Within the marriage this mutual strong-mindedness did not make for harmony. The couple separated, and after Elizabeth had brought about a reconciliation which produced a male heir, fell out again. There was no divorce, but they lived apart. Henry Percy did not take to James I. He disliked in particular the many Scots James had brought with him and may have seen their promotion to the nobility as a threat to established families like his own. In the autumn of 1605, he retired to Syon House to think more about numbers and less about politics. His choice of retreat points to the way the Percys had come to see themselves as a southern family; there was no question of a retreat to the north, to the family seat at Alnwick.
This mathematical pastoral was, however, threatened in two ways. First, the Gunpowder Plot exploded, and Northumberland’s kinsman Thomas Percy, four years his elder and one of the chief conspirators, had dined on 4 November with Northumberland at Syon House. Though not a papist, Northumberland was a known Catholic sympathizer, who had tried to secure the position of Catholics with James when he became king. Although he had few arms, horses or followers at Syon, and had known none of the conspirators excepting Percy, he was sent to the Tower on 27 November. He tried to excuse himself in a manner which reveals the Percy attitude to affairs of state: ‘Examine’, he said, ‘but my humours in buildings, gardenings, and private expenses these two years past.’ He was not believed. On 27 June 1606 he was tried in the Court of Star Chamber for contempt and misprision of treason. At his trial, he was accused of seeking to become chief of the papists in England; of failing to administer the Oath of Supremacy to Thomas Percy. He pleaded guilty to some of the facts set forth in the indictment, but indignantly repudiated the inferences placed upon them by his prosecutors. He was sentenced to pay a fine of 30,000 pounds, to be removed from all offices and places, to be rendered incapable of holding any of them hereafter, and to be kept a prisoner in the Tower for life. Voluntary exile had become forced imprisonment. The hand of royalty was heavy.

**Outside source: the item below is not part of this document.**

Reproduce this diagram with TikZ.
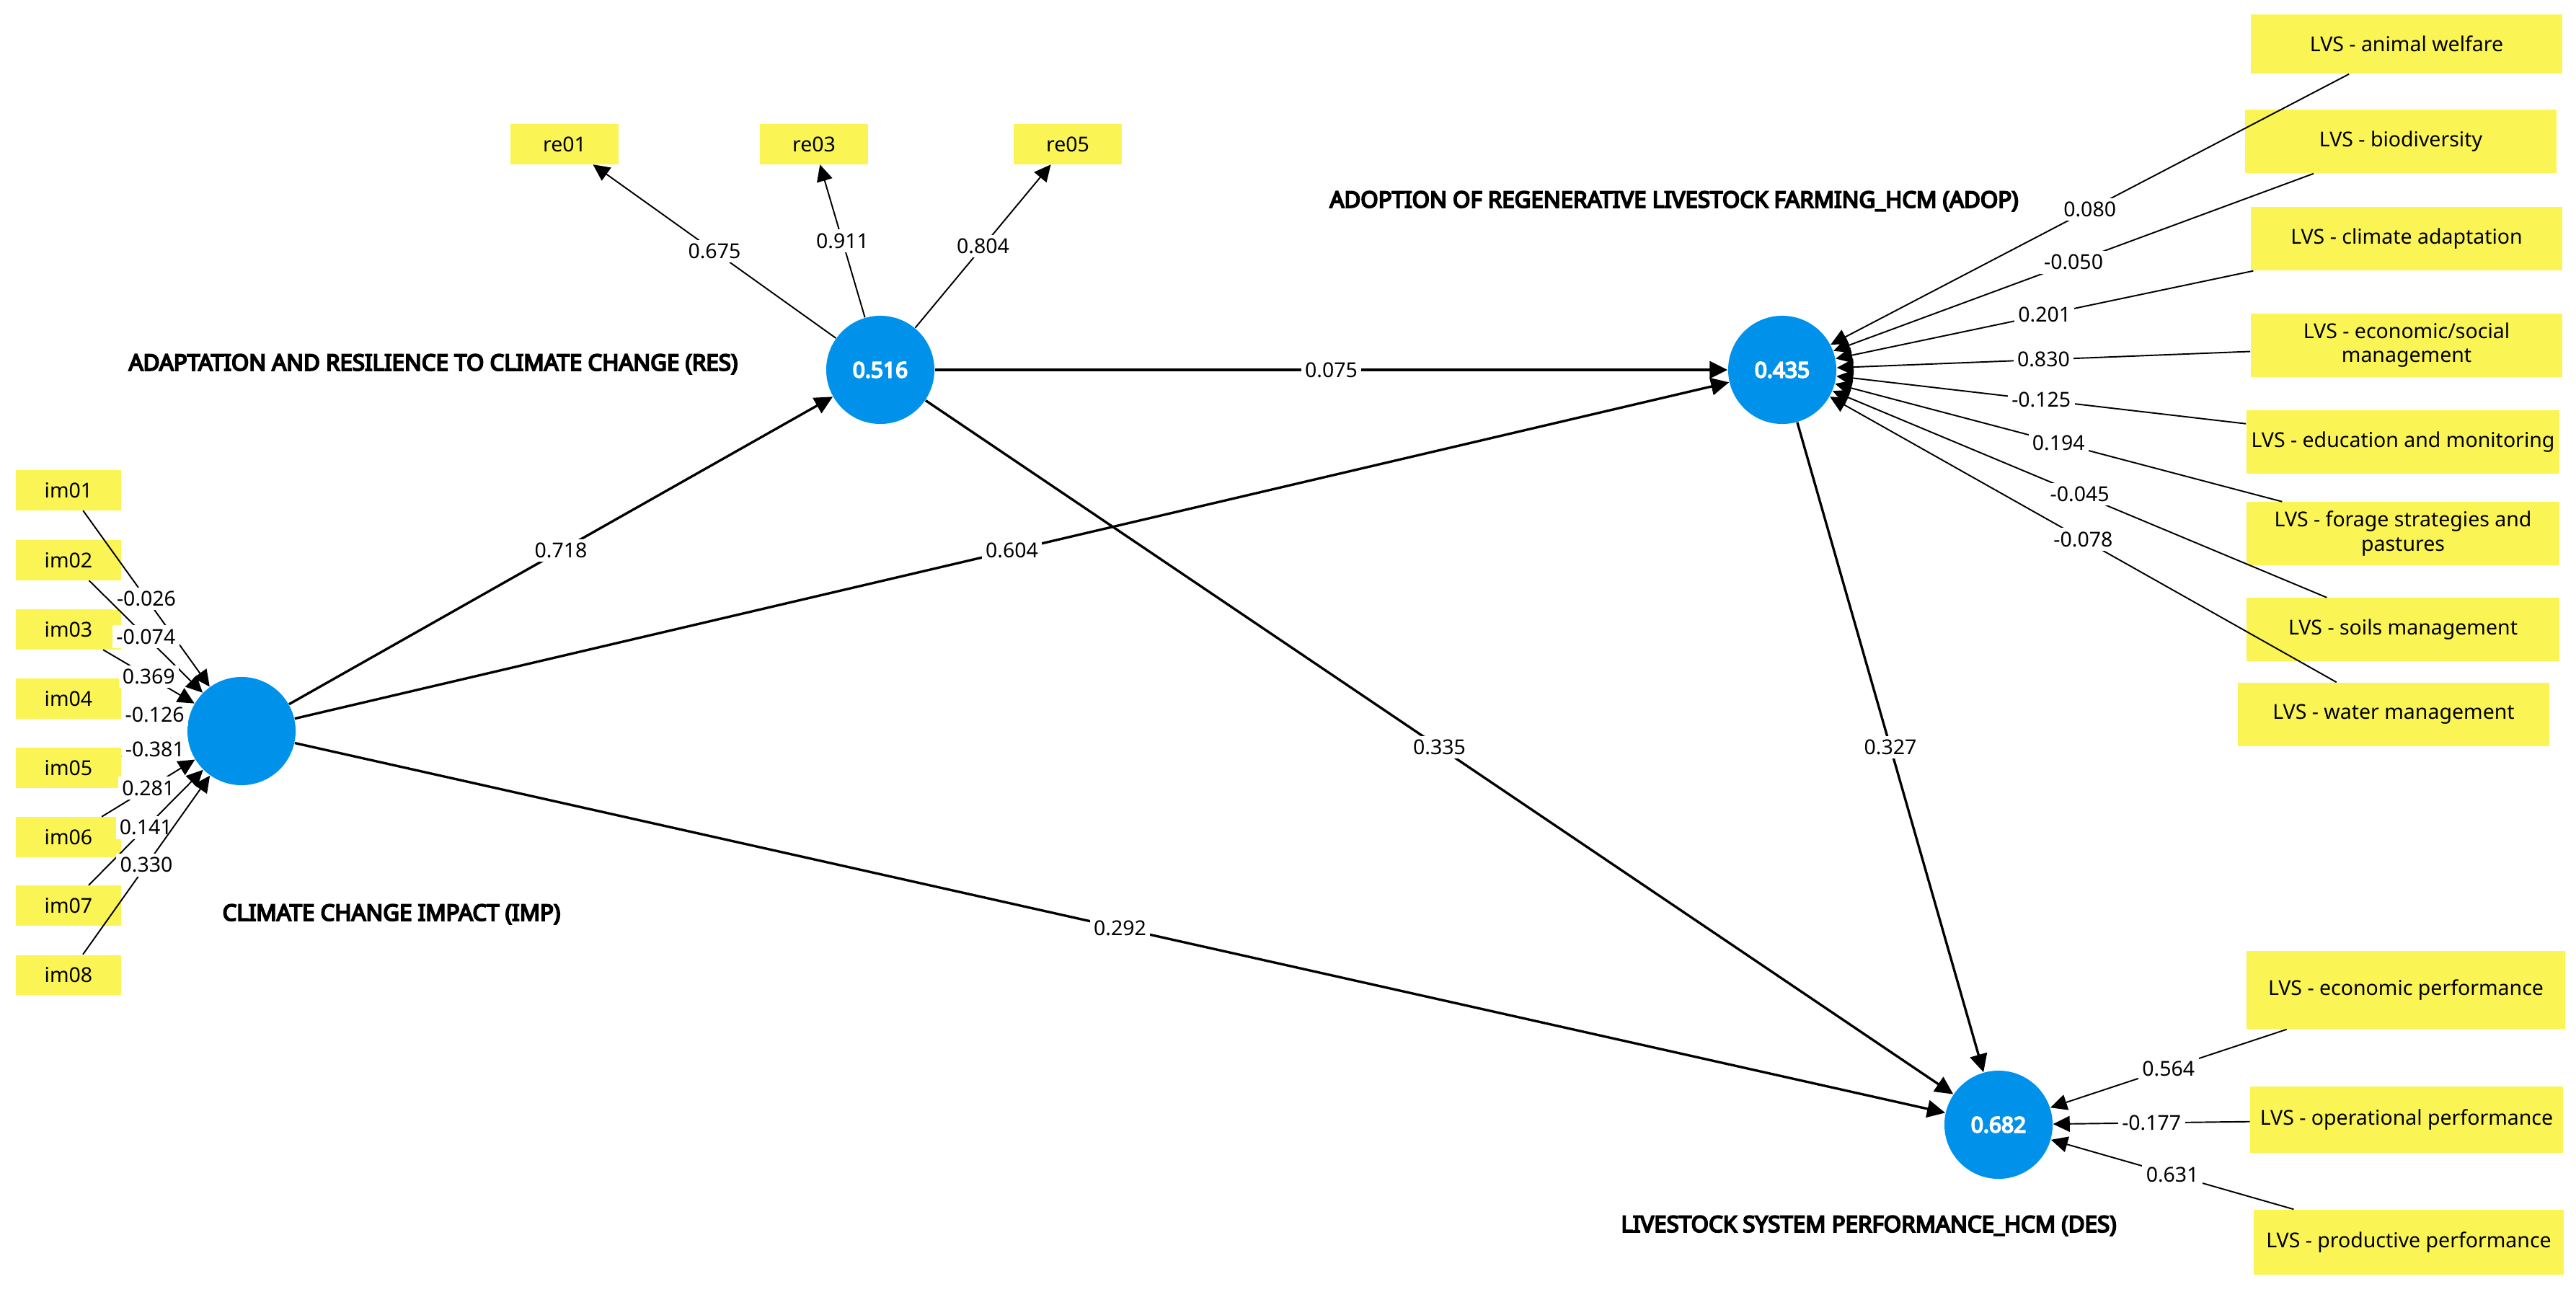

Northumberland protested to the king against the severity of this sentence, but his cries went unheard. Much more significantly, and perhaps more effectively, his wife Dorothy appealed to the queen, Anne of Denmark, who took a sympathetic interest in his case. This may have been where Lucy learned that women have power, that one can work through queens where kings are initially deaf. The king nevertheless insisted that 11,000 pounds of the fine should be paid at once, and, when the earl declared himself unable to find the money, his estates were seized, and funds were raised by granting leases on them. Northumberland did pay 11,000 pounds on 13 November 1613. He and his daughter had learnt an unforgettable lesson about royal power and nobles’ power.